Start
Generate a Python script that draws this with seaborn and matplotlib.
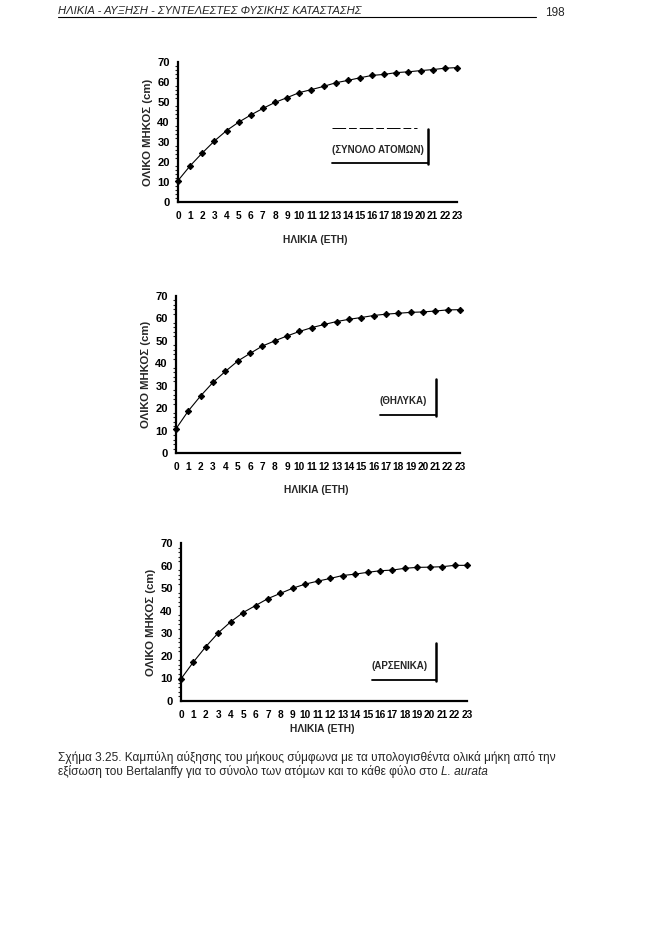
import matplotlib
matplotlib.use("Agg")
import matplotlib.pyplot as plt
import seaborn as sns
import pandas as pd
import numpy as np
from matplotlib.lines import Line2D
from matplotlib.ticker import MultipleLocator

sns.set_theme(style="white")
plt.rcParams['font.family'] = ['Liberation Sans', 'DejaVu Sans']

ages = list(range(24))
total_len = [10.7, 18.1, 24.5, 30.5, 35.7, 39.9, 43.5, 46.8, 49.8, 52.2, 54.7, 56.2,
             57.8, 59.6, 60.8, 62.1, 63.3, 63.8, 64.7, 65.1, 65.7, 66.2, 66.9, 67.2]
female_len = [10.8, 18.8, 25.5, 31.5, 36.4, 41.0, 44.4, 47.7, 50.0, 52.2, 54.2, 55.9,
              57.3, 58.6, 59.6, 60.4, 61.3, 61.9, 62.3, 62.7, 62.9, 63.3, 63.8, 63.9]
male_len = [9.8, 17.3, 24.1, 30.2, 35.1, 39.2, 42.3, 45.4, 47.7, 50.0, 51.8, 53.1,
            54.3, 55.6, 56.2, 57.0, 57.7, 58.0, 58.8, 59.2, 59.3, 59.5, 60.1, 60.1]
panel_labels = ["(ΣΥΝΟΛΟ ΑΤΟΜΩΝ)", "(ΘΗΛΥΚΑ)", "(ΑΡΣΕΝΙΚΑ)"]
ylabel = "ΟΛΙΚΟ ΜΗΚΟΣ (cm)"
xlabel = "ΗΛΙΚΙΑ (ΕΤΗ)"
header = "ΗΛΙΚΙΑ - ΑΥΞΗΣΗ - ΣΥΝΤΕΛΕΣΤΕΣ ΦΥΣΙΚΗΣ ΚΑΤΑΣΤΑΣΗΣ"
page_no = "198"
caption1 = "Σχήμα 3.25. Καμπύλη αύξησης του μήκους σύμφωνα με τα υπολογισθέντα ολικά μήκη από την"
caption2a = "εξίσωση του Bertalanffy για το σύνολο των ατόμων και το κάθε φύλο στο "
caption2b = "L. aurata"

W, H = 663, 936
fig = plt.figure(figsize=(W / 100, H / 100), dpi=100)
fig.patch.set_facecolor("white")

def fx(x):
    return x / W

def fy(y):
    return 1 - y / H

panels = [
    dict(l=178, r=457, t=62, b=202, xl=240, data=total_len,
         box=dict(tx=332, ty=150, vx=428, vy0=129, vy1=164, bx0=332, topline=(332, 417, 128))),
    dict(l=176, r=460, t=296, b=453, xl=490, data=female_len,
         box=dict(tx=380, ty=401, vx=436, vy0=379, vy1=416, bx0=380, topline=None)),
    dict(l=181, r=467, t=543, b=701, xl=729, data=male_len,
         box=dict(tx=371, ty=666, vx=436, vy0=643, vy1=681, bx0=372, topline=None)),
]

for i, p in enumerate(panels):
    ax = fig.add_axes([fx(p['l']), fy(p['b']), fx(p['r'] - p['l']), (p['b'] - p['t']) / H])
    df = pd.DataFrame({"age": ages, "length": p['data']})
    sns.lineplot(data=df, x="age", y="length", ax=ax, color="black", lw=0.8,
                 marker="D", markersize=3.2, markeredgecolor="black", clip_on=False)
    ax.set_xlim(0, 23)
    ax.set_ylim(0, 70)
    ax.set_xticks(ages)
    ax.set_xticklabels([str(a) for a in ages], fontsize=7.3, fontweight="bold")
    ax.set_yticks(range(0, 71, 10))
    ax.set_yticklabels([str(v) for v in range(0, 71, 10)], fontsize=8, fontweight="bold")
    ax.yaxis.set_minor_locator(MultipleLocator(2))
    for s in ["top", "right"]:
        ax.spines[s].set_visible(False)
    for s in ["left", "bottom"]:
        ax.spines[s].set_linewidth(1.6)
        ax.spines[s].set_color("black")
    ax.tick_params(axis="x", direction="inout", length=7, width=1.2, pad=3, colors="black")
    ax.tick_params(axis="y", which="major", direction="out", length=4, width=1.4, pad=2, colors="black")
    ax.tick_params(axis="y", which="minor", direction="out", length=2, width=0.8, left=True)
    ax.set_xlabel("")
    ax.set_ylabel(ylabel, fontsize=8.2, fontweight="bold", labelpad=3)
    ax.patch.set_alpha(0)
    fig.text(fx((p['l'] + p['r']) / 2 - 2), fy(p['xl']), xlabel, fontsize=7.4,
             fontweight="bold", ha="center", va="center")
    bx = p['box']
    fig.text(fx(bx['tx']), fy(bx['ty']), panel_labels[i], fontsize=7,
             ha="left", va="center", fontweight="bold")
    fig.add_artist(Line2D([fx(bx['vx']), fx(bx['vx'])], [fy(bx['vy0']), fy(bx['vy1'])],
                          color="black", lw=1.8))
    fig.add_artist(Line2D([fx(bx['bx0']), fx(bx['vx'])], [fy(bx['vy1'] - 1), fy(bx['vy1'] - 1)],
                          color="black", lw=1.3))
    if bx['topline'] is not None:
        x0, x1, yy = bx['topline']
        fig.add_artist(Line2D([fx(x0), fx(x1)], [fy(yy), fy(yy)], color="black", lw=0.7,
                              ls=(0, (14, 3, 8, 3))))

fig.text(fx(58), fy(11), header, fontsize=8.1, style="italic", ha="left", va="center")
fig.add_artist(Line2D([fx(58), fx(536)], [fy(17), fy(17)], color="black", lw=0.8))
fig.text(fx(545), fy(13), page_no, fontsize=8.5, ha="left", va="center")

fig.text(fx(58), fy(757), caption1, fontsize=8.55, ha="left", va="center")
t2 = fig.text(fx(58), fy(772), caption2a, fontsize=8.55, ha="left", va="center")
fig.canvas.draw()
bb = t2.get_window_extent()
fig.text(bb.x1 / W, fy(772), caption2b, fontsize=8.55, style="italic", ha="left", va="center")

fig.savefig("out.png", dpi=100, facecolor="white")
End
Short problem » Pictures are excluded: retype only the lines from the beginning of the listing above through the line with "plt.rcParams['font.family'] = ['Liberation", both included.

Solution for this exercise »
Generate a Python script that draws this with seaborn and matplotlib.
import matplotlib
matplotlib.use("Agg")
import matplotlib.pyplot as plt
import seaborn as sns
import pandas as pd
import numpy as np
from matplotlib.lines import Line2D
from matplotlib.ticker import MultipleLocator

sns.set_theme(style="white")
plt.rcParams['font.family'] = ['Liberation Sans', 'DejaVu Sans']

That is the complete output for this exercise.